On the White House website, we are told that the president’s words that day came “after an introduction by Professor Elie Wiesel.” This is misleading, for Wiesel not only introduced the president but took him to task. It’s not surprising that the White House does not show us what Wiesel said about the Holocaust and about Syria today:

“It [the Holocaust] could have been prevented. The greatest tragedy in history could have been prevented had the civilized world spoken up, taken measures in 1939, ‘40, ‘41, ‘42. Each time, in Berlin, Geobbels and the others always wanted to see what would be the reaction in Washington and London and Rome, and there was no reaction, so they felt they could continue. So in this place we may ask: Have we learned anything from it? If so, how is it that Assad is still in power?”

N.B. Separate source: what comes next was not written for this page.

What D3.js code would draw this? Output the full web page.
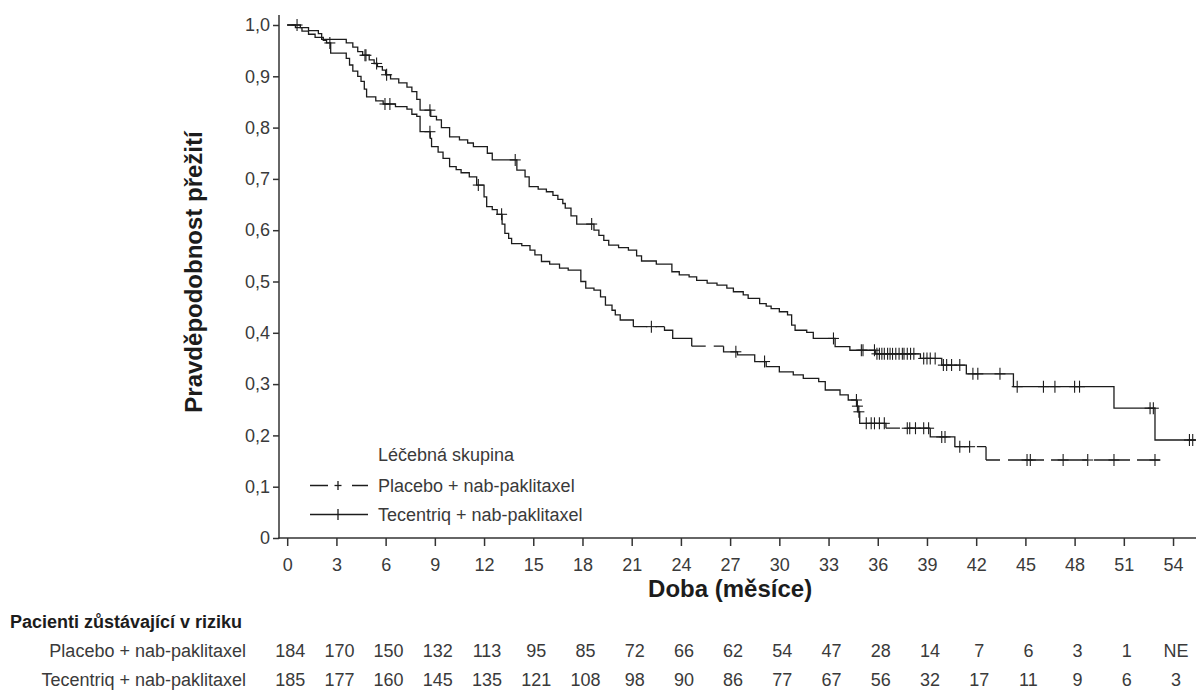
<!DOCTYPE html>
<html lang="cs">
<head>
<meta charset="utf-8">
<title>Pravděpodobnost přežití</title>
<script src="https://cdn.jsdelivr.net/npm/d3@7"></script>
<style>
  html, body { margin: 0; padding: 0; background: #fff; }
  svg { display: block; font-family: "Liberation Sans", Arial, sans-serif; }
</style>
</head>
<body>
<svg id="chart" width="1196" height="690"></svg>
<script>
// ---- data ----
const xTicks = [0, 3, 6, 9, 12, 15, 18, 21, 24, 27, 30, 33, 36, 39, 42, 45, 48, 51, 54];
const yTicks = [0, 0.1, 0.2, 0.3, 0.4, 0.5, 0.6, 0.7, 0.8, 0.9, 1.0];
const yTickLabels = ["0", "0,1", "0,2", "0,3", "0,4", "0,5", "0,6", "0,7", "0,8", "0,9", "1,0"];

const groupNames = ["Placebo + nab-paklitaxel", "Tecentriq + nab-paklitaxel"];

const atRiskPlacebo   = ["184", "170", "150", "132", "113", "95", "85", "72", "66", "62", "54", "47", "28", "14", "7", "6", "3", "1", "NE"];
const atRiskTecentriq = ["185", "177", "160", "145", "135", "121", "108", "98", "90", "86", "77", "67", "56", "32", "17", "11", "9", "6", "3"];

// Kaplan-Meier steps: [month, survival after the event]
const placeboSteps = [
  [0, 1.0], [0.5, 0.995], [0.9, 0.988], [1.3, 0.982], [1.7, 0.976], [2.2, 0.970], [2.4, 0.965],
  [2.65, 0.945], [3.6, 0.935], [3.8, 0.922], [4.0, 0.910], [4.3, 0.900], [4.5, 0.890], [4.7, 0.875],
  [4.84, 0.860], [5.4, 0.852], [5.85, 0.846], [6.6, 0.841], [7.3, 0.836], [7.6, 0.826], [7.9, 0.822],
  [8.1, 0.792], [8.72, 0.779], [8.8, 0.763], [9.2, 0.752], [9.5, 0.740], [9.9, 0.724], [10.3, 0.718],
  [10.6, 0.712], [11.1, 0.704], [11.55, 0.688], [12.0, 0.665], [12.16, 0.646], [12.5, 0.640],
  [12.8, 0.631], [13.1, 0.612], [13.27, 0.594], [13.5, 0.584], [13.68, 0.574], [14.3, 0.570],
  [14.8, 0.561], [15.1, 0.552], [15.5, 0.539], [16.0, 0.534], [16.6, 0.526], [17.13, 0.522],
  [17.9, 0.500], [18.2, 0.487], [18.7, 0.483], [19.1, 0.470], [19.4, 0.454], [19.8, 0.444],
  [20.0, 0.435], [20.3, 0.425], [21.1, 0.412], [23.0, 0.405], [23.5, 0.389], [24.66, 0.374],
  [26.6, 0.363], [27.45, 0.357], [28.5, 0.344], [29.2, 0.334], [30.0, 0.324], [30.85, 0.318],
  [31.46, 0.311], [32.4, 0.305], [32.8, 0.2885], [33.7, 0.279], [34.2, 0.269], [34.72, 0.257],
  [34.8, 0.246], [34.9, 0.2235], [36.5, 0.214], [39.2, 0.197], [40.7, 0.178], [42.6, 0.152]
];
const placeboEnd = 53.2;
const placeboCensored = [
  2.6, 5.96, 6.26, 8.7, 11.65, 13.07, 22.2, 27.35, 29.1, 34.7, 34.76, 34.85,
  35.3, 35.6, 35.8, 36.1, 36.4, 37.8, 37.95, 38.3, 38.8, 39.1, 39.9, 40.1, 41.0, 41.6,
  45.1, 45.3, 47.3, 48.8, 50.4, 52.9
];

const tecentriqSteps = [
  [0, 1.0], [0.8, 0.995], [1.3, 0.989], [1.9, 0.983], [2.1, 0.972], [3.6, 0.965], [4.0, 0.957],
  [4.3, 0.948], [4.6, 0.941], [5.0, 0.932], [5.3, 0.925], [5.5, 0.919], [5.8, 0.912], [6.0, 0.903],
  [6.3, 0.895], [6.8, 0.887], [7.3, 0.879], [7.6, 0.870], [7.9, 0.855], [8.1, 0.834], [8.75, 0.822],
  [9.1, 0.815], [9.4, 0.800], [9.9, 0.782], [10.5, 0.776], [11.0, 0.770], [11.35, 0.763],
  [12.2, 0.750], [12.5, 0.737], [14.0, 0.717], [14.5, 0.704], [14.75, 0.685], [15.3, 0.680],
  [15.8, 0.675], [16.2, 0.668], [16.5, 0.660], [16.8, 0.652], [16.95, 0.643], [17.3, 0.628],
  [17.65, 0.612], [18.7, 0.600], [19.0, 0.590], [19.3, 0.580], [19.6, 0.571], [20.2, 0.566],
  [20.8, 0.561], [21.3, 0.550], [21.6, 0.540], [22.5, 0.534], [23.45, 0.519], [23.9, 0.513],
  [24.5, 0.509], [24.96, 0.502], [25.6, 0.497], [26.2, 0.493], [26.8, 0.487], [27.2, 0.480],
  [27.8, 0.474], [28.1, 0.467], [28.8, 0.457], [29.2, 0.452], [29.5, 0.447], [30.0, 0.441],
  [30.5, 0.435], [30.75, 0.415], [30.96, 0.405], [31.67, 0.401], [32.07, 0.389], [33.4, 0.373],
  [34.3, 0.366], [35.85, 0.359], [38.6, 0.350], [39.9, 0.337], [41.4, 0.320], [44.27, 0.295],
  [50.4, 0.253], [52.9, 0.191]
];
const tecentriqEnd = 55.4;
const tecentriqCensored = [
  0.6, 4.74, 4.8, 5.45, 6.06, 8.7, 13.9, 18.56, 33.3, 35.0, 35.1, 35.8,
  35.95, 36.1, 36.25, 36.4, 36.6, 36.75, 36.9, 37.1, 37.3, 37.5, 37.6, 37.8, 38.0, 38.2,
  38.8, 39.0, 39.2, 39.5, 40.0, 40.2, 40.5, 41.0, 41.8, 42.1, 43.45, 44.5, 46.1, 46.8,
  48.0, 48.3, 52.6, 52.8, 55.0, 55.2
];

// ---- layout ----
const svg = d3.select("#chart");
const x = d3.scaleLinear().domain([-0.5, 55.4]).range([279, 1196]);
const y = d3.scaleLinear().domain([0, 1]).range([538, 25]);

const ink = "#1c1c1c";
const textCol = "#3a3a3a";
const font = "18px";

// survival at time t from a step list
function survAt(steps, t) {
  let s = steps[0][1];
  for (const [ti, si] of steps) { if (ti <= t) s = si; else break; }
  return s;
}

// horizontal runs and vertical drops of a step curve
function stepSegments(steps, end) {
  const segs = [];
  for (let i = 0; i < steps.length; i++) {
    const [t, s] = steps[i];
    const tNext = i + 1 < steps.length ? steps[i + 1][0] : end;
    segs.push({ kind: "h", x0: t, x1: tNext, y0: s, y1: s });
    if (i + 1 < steps.length) segs.push({ kind: "v", x0: tNext, x1: tNext, y0: s, y1: steps[i + 1][1] });
  }
  return segs;
}

// ---- axes ----
const yAxis = d3.axisLeft(y).tickValues(yTicks).tickSize(6).tickSizeOuter(0)
  .tickFormat((d, i) => yTickLabels[i]);
const gy = svg.append("g").attr("transform", "translate(279,0)").call(yAxis);
gy.select(".domain").remove();
gy.selectAll(".tick line").attr("stroke", "#333").attr("stroke-width", 1.5);
gy.selectAll(".tick text").attr("fill", textCol).style("font-size", font)
  .style("font-family", "Liberation Sans, Arial, sans-serif").attr("x", -9);

const xAxis = d3.axisBottom(x).tickValues(xTicks).tickSize(8).tickSizeOuter(0);
const gx = svg.append("g").attr("transform", "translate(0,538)").call(xAxis);
gx.select(".domain").remove();
gx.selectAll(".tick line").attr("stroke", "#333").attr("stroke-width", 1.5);
gx.selectAll(".tick text").attr("fill", textCol).style("font-size", font)
  .style("font-family", "Liberation Sans, Arial, sans-serif").attr("y", 20).attr("dy", "0.71em");

// axis lines
svg.append("line").attr("x1", 279).attr("x2", 279).attr("y1", 538.75).attr("y2", 15)
  .attr("stroke", "#333").attr("stroke-width", 1.5);
svg.append("line").attr("x1", 278.25).attr("x2", 1196).attr("y1", 538).attr("y2", 538)
  .attr("stroke", "#333").attr("stroke-width", 1.5);

// axis titles
svg.append("text").attr("transform", "translate(202,272) rotate(-90)")
  .attr("text-anchor", "middle").attr("fill", ink)
  .style("font-size", "24px").style("font-weight", "bold")
  .text("Pravděpodobnost přežití");
svg.append("text").attr("x", x(27)).attr("y", 597)
  .attr("text-anchor", "middle").attr("fill", ink)
  .style("font-size", "24px").style("font-weight", "bold")
  .text("Doba (měsíce)");

// ---- curves ----
const dashPattern = "14,8,36,7,36,7,36,7,36,7,36,7";
const minDashRun = 1.85; // months

function drawCurve(steps, end, censored, dashed) {
  const g = svg.append("g").attr("fill", "none").attr("stroke", ink).attr("stroke-width", 1.3);
  const segs = stepSegments(steps, end);
  if (!dashed) {
    const p = d3.path();
    segs.forEach((s, i) => {
      if (i === 0) p.moveTo(x(s.x0), y(s.y0));
      p.lineTo(x(s.x1), y(s.y1));
    });
    g.append("path").attr("d", p.toString()).attr("stroke-linejoin", "miter");
  } else {
    const p = d3.path();
    segs.forEach((s, i) => {
      if (i === 0) p.moveTo(x(s.x0), y(s.y0));
      if (s.kind === "h" && s.x1 - s.x0 >= minDashRun) {
        p.moveTo(x(s.x1), y(s.y1));
      } else {
        p.lineTo(x(s.x1), y(s.y1));
      }
    });
    g.append("path").attr("d", p.toString());
    segs.filter(s => s.kind === "h" && s.x1 - s.x0 >= minDashRun).forEach(s => {
      g.append("line").attr("x1", x(s.x0)).attr("x2", x(s.x1))
        .attr("y1", y(s.y0)).attr("y2", y(s.y0))
        .attr("stroke-dasharray", dashPattern);
    });
  }
  // censoring marks
  const cg = svg.append("g").attr("stroke", ink).attr("stroke-width", 1.1);
  censored.forEach(t => {
    const cx = x(t), cy = y(survAt(steps, t));
    cg.append("line").attr("x1", cx - 5.5).attr("x2", cx + 5.5).attr("y1", cy).attr("y2", cy);
    cg.append("line").attr("x1", cx).attr("x2", cx).attr("y1", cy - 6).attr("y2", cy + 6);
  });
}

drawCurve(placeboSteps, placeboEnd, placeboCensored, true);
drawCurve(tecentriqSteps, tecentriqEnd, tecentriqCensored, false);

// ---- legend ----
const lg = svg.append("g");
lg.append("text").attr("x", 378).attr("y", 461).attr("fill", textCol)
  .style("font-size", font).text("Léčebná skupina");
lg.append("text").attr("x", 378).attr("y", 492).attr("fill", textCol)
  .style("font-size", font).text(groupNames[0]);
lg.append("text").attr("x", 378).attr("y", 521).attr("fill", textCol)
  .style("font-size", font).text(groupNames[1]);
// placebo symbol: dash, cross, dash
lg.append("line").attr("x1", 310).attr("x2", 328).attr("y1", 485.5).attr("y2", 485.5).attr("stroke", ink).attr("stroke-width", 1.5);
lg.append("line").attr("x1", 352).attr("x2", 368).attr("y1", 485.5).attr("y2", 485.5).attr("stroke", ink).attr("stroke-width", 1.5);
lg.append("line").attr("x1", 334.5).attr("x2", 341.5).attr("y1", 485.5).attr("y2", 485.5).attr("stroke", ink).attr("stroke-width", 1.3);
lg.append("line").attr("x1", 338).attr("x2", 338).attr("y1", 481).attr("y2", 490).attr("stroke", ink).attr("stroke-width", 1.3);
// tecentriq symbol: solid line with tick
lg.append("line").attr("x1", 310).attr("x2", 368).attr("y1", 514.5).attr("y2", 514.5).attr("stroke", ink).attr("stroke-width", 1.5);
lg.append("line").attr("x1", 338).attr("x2", 338).attr("y1", 509).attr("y2", 520).attr("stroke", ink).attr("stroke-width", 1.3);

// ---- number at risk ----
svg.append("text").attr("x", 10).attr("y", 628).attr("fill", ink)
  .style("font-size", font).style("font-weight", "bold")
  .text("Pacienti zůstávající v riziku");
const rows = [atRiskPlacebo, atRiskTecentriq];
const rowY = [657, 686];
rows.forEach((vals, r) => {
  svg.append("text").attr("x", 246).attr("y", rowY[r]).attr("text-anchor", "end")
    .attr("fill", textCol).style("font-size", font).text(groupNames[r]);
  svg.append("g").selectAll("text").data(vals).join("text")
    .attr("x", (d, i) => x(xTicks[i]) + 3)
    .attr("y", rowY[r])
    .attr("text-anchor", "middle")
    .attr("fill", textCol).style("font-size", font)
    .text(d => d);
});
</script>
</body>
</html>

How indeed? In large part because Obama has provided no leadership, apparently preferring to watch these massacres rather than taking the risk of acting. He is, to use Clinton’s phrase, standing idly by, making speeches from time to time but denying the opposition the assistance it needs. If the killing goes on at these levels of brutality, he may be forced to act, but that will not eliminate the stain on his record that these 14 months will leave. An “Atrocities Prevention Board” is a nice thing to have; I’m for it. But I’d trade it in an instant for a president determined to prevent atrocities.

From “Pressure Points” by Elliott Abrams. Reprinted with permission from the Council on Foreign Relations.